Palm Oil: The Grease of Empire

The Environment and Climate Change - Lecture 2

Lecturer: Dr Max Haiven

16 June 2022

Palm oil is in an estimated 50% of supermarket products: the processed and prepackaged foods we eat, the soaps and detergents and cosmetics we use, the medicines we take and many more produces besides. It is so ubiquitous because it is cheap, but what makes it cheap?

As many environmental, labour and human rights non-governmental organizations have shown, the conditions under which the fruits of the oil palm are cultivated, refined and manufactured are horrific, leading to shocking deforestation and exploitation especially in Southeast Asia and Latin America.

But to truly understand, and to confront, the horrors of the palm oil industry we must look to its longer colonial history. In the wake of the abolition of the transatlantic slave trade, British traders found in this West African crop a lucrative commodity, one that would literally and figuratively grease the wheels of the industrial revolution.

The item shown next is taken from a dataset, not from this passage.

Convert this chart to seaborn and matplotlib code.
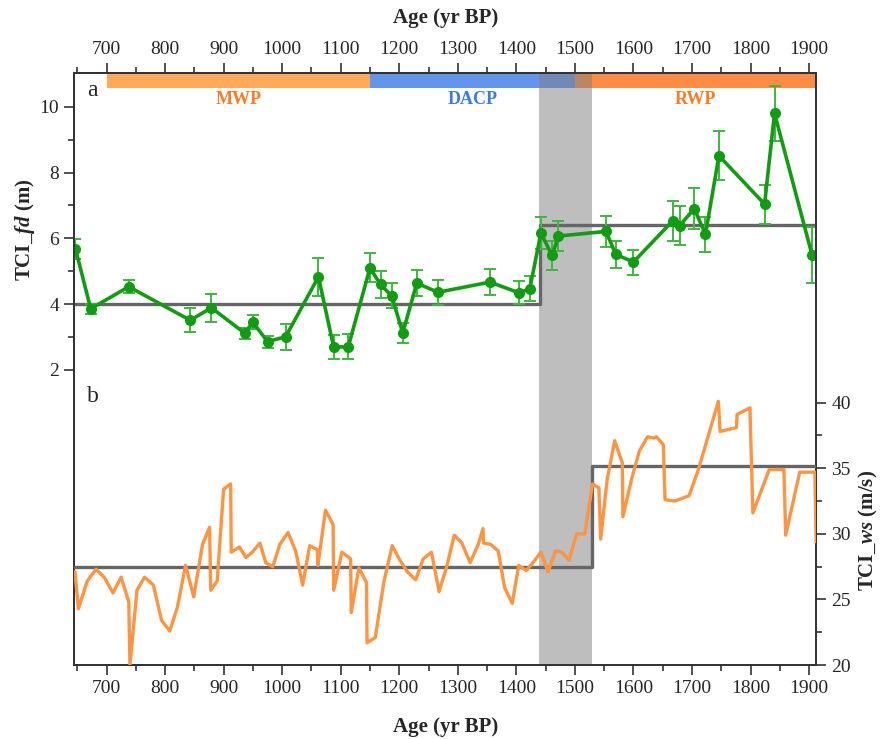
import matplotlib
matplotlib.use('Agg')
import matplotlib.pyplot as plt
import seaborn as sns
import pandas as pd
from matplotlib.ticker import MultipleLocator

# ---- data ----
# TCI_fd (m), panel a
fd_age = [647, 673, 738, 843, 879, 936, 950, 975, 1006, 1062, 1088, 1113,
          1150, 1168, 1187, 1206, 1230, 1266, 1355, 1405, 1423, 1442, 1461,
          1472, 1553, 1570, 1600, 1667, 1679, 1704, 1723, 1746, 1824, 1841, 1905]
fd_val = [5.68, 3.86, 4.53, 3.51, 3.89, 3.12, 3.45, 2.86, 3.01, 4.83, 2.69, 2.71,
          5.10, 4.60, 4.25, 3.13, 4.64, 4.36, 4.67, 4.34, 4.47, 6.16, 5.48,
          6.07, 6.21, 5.51, 5.28, 6.53, 6.39, 6.90, 6.12, 8.51, 7.04, 9.80, 5.50]
fd_err = [0.30, 0.15, 0.20, 0.37, 0.43, 0.17, 0.21, 0.18, 0.40, 0.58, 0.37, 0.38,
          0.44, 0.41, 0.38, 0.30, 0.40, 0.38, 0.40, 0.35, 0.38, 0.49, 0.43,
          0.46, 0.46, 0.40, 0.38, 0.60, 0.59, 0.62, 0.54, 0.75, 0.59, 0.84, 0.85]

# TCI_ws (m/s), panel b
ws_age = [646, 652, 667, 682, 696, 711, 725, 738, 740, 752, 765, 780, 794, 808,
          821, 835, 849, 864, 876, 878, 889, 900, 912, 913, 927, 938, 949, 962,
          972, 984, 996, 1010, 1023, 1035, 1047, 1060, 1061, 1074, 1087, 1088,
          1102, 1117, 1118, 1131, 1144, 1145, 1159, 1174, 1188, 1201, 1214, 1228,
          1241, 1255, 1268, 1281, 1294, 1307, 1321, 1335, 1343, 1344, 1356, 1369,
          1380, 1393, 1404, 1417, 1430, 1442, 1454, 1467, 1478, 1490, 1503, 1517,
          1530, 1541, 1544, 1555, 1568, 1581, 1582, 1597, 1610, 1624, 1635, 1639,
          1651, 1654, 1671, 1695, 1711, 1745, 1748, 1776, 1777, 1799, 1804, 1832,
          1857, 1860, 1884, 1910, 1912]
ws_val = [27.1, 24.3, 26.4, 27.3, 26.7, 25.5, 26.7, 24.8, 20.0, 25.7, 26.7, 26.1,
          23.4, 22.6, 24.4, 27.6, 25.2, 29.2, 30.5, 25.7, 26.4, 33.4, 33.8, 28.6,
          29.0, 28.2, 28.6, 29.3, 27.8, 27.5, 29.2, 30.1, 28.7, 26.1, 29.1, 28.8,
          27.6, 31.8, 30.7, 25.7, 28.6, 28.1, 24.0, 27.4, 26.3, 21.7, 22.1, 26.4,
          29.1, 28.0, 27.1, 26.5, 28.1, 28.6, 25.6, 27.5, 29.9, 29.3, 27.8, 29.2,
          30.4, 29.3, 29.2, 28.7, 25.9, 24.7, 27.6, 27.2, 27.9, 28.6, 27.1, 28.7,
          28.6, 28.0, 30.0, 30.0, 33.8, 33.5, 29.6, 34.1, 37.1, 35.4, 31.3, 34.2,
          36.3, 37.4, 37.3, 37.4, 36.8, 32.6, 32.5, 32.9, 34.9, 40.1, 37.8, 38.1,
          39.1, 39.6, 31.6, 34.9, 34.9, 29.9, 34.7, 34.7, 29.4]

# mean levels before / after the shift
step_a_age = [645, 1441, 1912]
step_a_val = [4.0, 6.4, 6.4]
step_b_age = [645, 1530, 1912]
step_b_val = [27.5, 35.2, 35.2]

# climate periods
period_names = ['MWP', 'DACP', 'RWP']
period_start = [700, 1150, 1500]
period_end = [1150, 1500, 1912]
period_fill = ['#FFA95A', '#6495ED', '#FF8C45']
period_text = ['#FF7A22', '#3A7BE0', '#FF7A22']

shade = (1438, 1530)

fd = pd.DataFrame({'age': fd_age, 'val': fd_val, 'err': fd_err})
ws = pd.DataFrame({'age': ws_age, 'val': ws_val})

sns.set_theme(style='ticks')
plt.rcParams['font.family'] = ['Liberation Serif', 'DejaVu Serif']
plt.rcParams['mathtext.fontset'] = 'custom'
plt.rcParams['mathtext.rm'] = 'Liberation Serif:bold'
plt.rcParams['mathtext.it'] = 'Liberation Serif:italic:bold'
plt.rcParams['mathtext.bf'] = 'Liberation Serif:bold'

fig = plt.figure(figsize=(8.89, 7.39), dpi=100)
ax = fig.add_axes([0.0836, 0.100, 0.8344, 0.801])
ax2 = ax.twinx()

ax.set_ylim(-6.97, 11.02)
ax2.set_ylim(20, 65.1)

# period band at the top
for name, s, e, fc, tc in zip(period_names, period_start, period_end, period_fill, period_text):
    ax.axvspan(s, e, ymin=0.9757, ymax=1, color=fc, lw=0, zorder=1)
    ax.text((s + e) / 2, 10.23, name, ha='center', va='center', color=tc,
            fontsize=13, fontweight='bold')

ax.axvspan(shade[0], shade[1], color='#7f7f7f', alpha=0.5, lw=0, zorder=2)

# panel a
ax.plot(step_a_age, step_a_val, drawstyle='steps-post', color='#666666', lw=2.4, zorder=3)
ax.errorbar(fd['age'], fd['val'], yerr=fd['err'], fmt='none', ecolor='#3fb63f',
            elinewidth=1.4, capsize=4, capthick=1.4, zorder=4)
sns.lineplot(data=fd, x='age', y='val', ax=ax, color='#119c11', lw=2.6,
             marker='o', markersize=8, markeredgewidth=0, zorder=5, sort=False)

# panel b
ax2.plot(step_b_age, step_b_val, drawstyle='steps-post', color='#666666', lw=2.4, zorder=3)
sns.lineplot(data=ws, x='age', y='val', ax=ax2, color='#FF9442', lw=2.4, zorder=4, sort=False)

# axes, ticks
ax.set_yticks([2, 4, 6, 8, 10])
ax.yaxis.set_minor_locator(plt.FixedLocator([3, 5, 7, 9]))
ax.set_xticks(range(700, 2000, 100))
ax.xaxis.set_minor_locator(MultipleLocator(50))
ax.set_xlim(645, 1912)

ax2.set_yticks([20, 25, 30, 35, 40])
ax2.yaxis.set_minor_locator(plt.FixedLocator([22.5, 27.5, 32.5, 37.5]))

top = ax.secondary_xaxis('top')
top.set_xticks(range(700, 2000, 100))
top.xaxis.set_minor_locator(MultipleLocator(50))

for a in (ax, ax2, top):
    a.tick_params(which='major', direction='out', length=7, width=1.2, color='#333333',
                  labelsize=14, pad=4)
    a.tick_params(which='minor', direction='out', length=4, width=1.2, color='#333333')
for sp in list(ax.spines.values()) + list(ax2.spines.values()):
    sp.set_color('#333333')
    sp.set_linewidth(1.3)
top.spines['top'].set_color('#333333')
top.spines['top'].set_linewidth(1.3)

ax.set_xlabel('Age (yr BP)', fontsize=15, fontweight='bold', labelpad=14)
top.set_xlabel('Age (yr BP)', fontsize=15, fontweight='bold', labelpad=13)
ax.set_ylabel(r'TCI_$\mathit{fd}$ (m)', fontsize=15, fontweight='bold')
ax.yaxis.set_label_coords(-0.050, 0.735)
ax2.set_ylabel(r'TCI_$\mathit{ws}$ (m/s)', fontsize=15, fontweight='bold')
ax2.yaxis.set_label_coords(1.055, 0.228)

ax.text(0.0175, 0.989, 'a', transform=ax.transAxes, fontsize=17, va='top', ha='left')
ax.text(0.0175, 0.471, 'b', transform=ax.transAxes, fontsize=17, va='top', ha='left')

fig.savefig('out.png', dpi=100)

Palm oil is also central to the history of commodity capitalism, the (racist) history of advertising and the development of imperial weapons. Equipped with this history, we can better imagine what it might take to meet the challenge of palm oil in our present day. Consumer activism is not enough. We must cultivate a new relationship to one another and to the earth.


Reading

Resources

Questions for Discussion

  1. How does the history of racist advertising for palm oil products in the 19th century force us to revisit the potential of “consumer activism”?
  2. Review the “Just Transition in the Palm Oil Industry.” For this plan to be implemented, what kinds of changes would it mean for and require of palm oil consumers in the “global north?”
  3. Review Greenpeace’s Rangtan campaign. What does the campaign do well? What are the dangers or unforeseen consequences of the campaign?